As a lawyer, you’ll need to develop a fluent and articulate writing style. This can begin well before law school. One of the first things I was told early on in my legal career was to learn to slow down when typing or working so that I could learn to focus better on the task at hand and avoid minor errors — typos and grammatical errors greatly undermine your work.

In the field of law, accuracy and precision are key. Even the smallest of mistakes, or anything overlooked, can result in dire consequences. Through my experience in law firms, I learned to become more detail oriented.

Lastly, any experience in a law firm will reveal the fast-paced, demanding nature of the legal field and work environment in general.
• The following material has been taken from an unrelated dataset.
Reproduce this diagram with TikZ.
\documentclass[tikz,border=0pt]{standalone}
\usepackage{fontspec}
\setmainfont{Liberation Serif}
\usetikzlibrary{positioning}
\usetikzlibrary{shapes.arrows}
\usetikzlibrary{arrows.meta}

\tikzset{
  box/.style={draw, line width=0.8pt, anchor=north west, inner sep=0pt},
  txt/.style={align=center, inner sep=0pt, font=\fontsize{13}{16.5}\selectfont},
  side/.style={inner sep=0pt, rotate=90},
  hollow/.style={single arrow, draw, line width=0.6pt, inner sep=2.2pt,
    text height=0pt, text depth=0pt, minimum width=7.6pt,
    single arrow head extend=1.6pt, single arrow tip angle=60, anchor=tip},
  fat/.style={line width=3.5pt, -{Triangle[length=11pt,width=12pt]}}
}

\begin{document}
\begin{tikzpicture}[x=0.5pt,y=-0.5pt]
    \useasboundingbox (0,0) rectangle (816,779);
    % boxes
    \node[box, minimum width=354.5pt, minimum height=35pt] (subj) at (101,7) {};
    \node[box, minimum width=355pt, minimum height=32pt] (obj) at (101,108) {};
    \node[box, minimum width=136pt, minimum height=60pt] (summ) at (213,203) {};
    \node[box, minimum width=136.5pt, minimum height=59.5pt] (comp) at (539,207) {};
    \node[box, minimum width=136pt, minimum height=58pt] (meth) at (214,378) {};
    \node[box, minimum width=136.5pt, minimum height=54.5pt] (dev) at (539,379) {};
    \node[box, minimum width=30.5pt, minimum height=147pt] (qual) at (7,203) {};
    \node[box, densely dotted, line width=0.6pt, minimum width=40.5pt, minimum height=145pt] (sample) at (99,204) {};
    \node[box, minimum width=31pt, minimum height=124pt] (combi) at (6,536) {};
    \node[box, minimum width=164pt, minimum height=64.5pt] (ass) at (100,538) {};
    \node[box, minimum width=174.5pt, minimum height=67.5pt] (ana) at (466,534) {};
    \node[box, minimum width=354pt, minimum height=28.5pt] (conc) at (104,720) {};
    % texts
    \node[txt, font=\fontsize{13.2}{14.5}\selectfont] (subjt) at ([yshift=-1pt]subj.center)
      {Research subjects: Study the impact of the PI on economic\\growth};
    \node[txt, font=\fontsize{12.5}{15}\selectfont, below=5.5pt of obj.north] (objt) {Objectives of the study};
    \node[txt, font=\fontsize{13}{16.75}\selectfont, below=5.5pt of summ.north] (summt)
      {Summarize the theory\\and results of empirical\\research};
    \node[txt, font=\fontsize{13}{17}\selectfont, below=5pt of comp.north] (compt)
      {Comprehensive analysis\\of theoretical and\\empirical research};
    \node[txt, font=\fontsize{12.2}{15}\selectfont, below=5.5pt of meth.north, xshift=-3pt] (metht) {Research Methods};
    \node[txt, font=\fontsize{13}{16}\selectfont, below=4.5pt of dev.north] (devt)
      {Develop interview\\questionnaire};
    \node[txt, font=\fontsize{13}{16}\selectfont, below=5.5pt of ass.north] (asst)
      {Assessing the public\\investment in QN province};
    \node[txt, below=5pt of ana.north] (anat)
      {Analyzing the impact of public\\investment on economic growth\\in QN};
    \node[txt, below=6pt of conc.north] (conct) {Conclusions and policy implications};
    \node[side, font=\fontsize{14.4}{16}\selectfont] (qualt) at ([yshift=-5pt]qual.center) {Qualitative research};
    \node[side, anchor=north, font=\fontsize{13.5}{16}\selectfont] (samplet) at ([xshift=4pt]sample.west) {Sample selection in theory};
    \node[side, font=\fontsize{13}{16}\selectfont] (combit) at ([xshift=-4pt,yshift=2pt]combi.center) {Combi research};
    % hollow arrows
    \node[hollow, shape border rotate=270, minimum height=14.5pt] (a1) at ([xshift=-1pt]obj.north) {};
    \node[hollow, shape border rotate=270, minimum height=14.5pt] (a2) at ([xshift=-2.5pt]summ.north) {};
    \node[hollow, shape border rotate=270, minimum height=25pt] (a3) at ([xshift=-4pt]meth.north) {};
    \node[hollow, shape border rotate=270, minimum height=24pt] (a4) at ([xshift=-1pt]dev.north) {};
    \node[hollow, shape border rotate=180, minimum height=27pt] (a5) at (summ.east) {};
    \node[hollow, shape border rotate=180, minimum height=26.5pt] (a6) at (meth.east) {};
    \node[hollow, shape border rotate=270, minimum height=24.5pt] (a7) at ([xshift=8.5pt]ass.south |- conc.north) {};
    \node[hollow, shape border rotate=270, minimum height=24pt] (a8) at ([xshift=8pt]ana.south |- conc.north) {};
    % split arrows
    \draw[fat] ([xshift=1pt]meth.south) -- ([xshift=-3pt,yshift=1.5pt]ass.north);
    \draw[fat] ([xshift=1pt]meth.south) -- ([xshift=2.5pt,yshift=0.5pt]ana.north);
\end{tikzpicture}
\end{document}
Greater exposure to the field earlier on can help you learn to thrive in these challenging work environments as you are constantly working under pressure and prioritizing competing deadlines, all while remaining calm and focused on each task.

It is important to note that a multitude of career paths exist for individuals with a law degree, and that not everyone desires to work in a law firm or as a practising lawyer upon graduation. Working a legal job before law school can help prepare you for the realities of a career as a lawyer.

That being said, although there are many benefits of gaining some firsthand experience in law firms before attending law school, gaining work experience in an area completely unrelated to law will not place you at any disadvantage. There are important skills to be learned from any work or volunteer experience that can help you navigate a future in law.

At the end of the day, you have to do what you think will help yourself best prepare for law school, whether that’s working in a law firm, a completely unrelated industry or simply taking some time off to relax and travel the world.

Amanda Johl is a first-year law student at Ryerson University, faculty of law who has over three years of legal experience in the Greater Vancouver Area. Prior to law school, Johl completed a bachelor degree in criminology and sociology (joint major) from Simon Fraser University.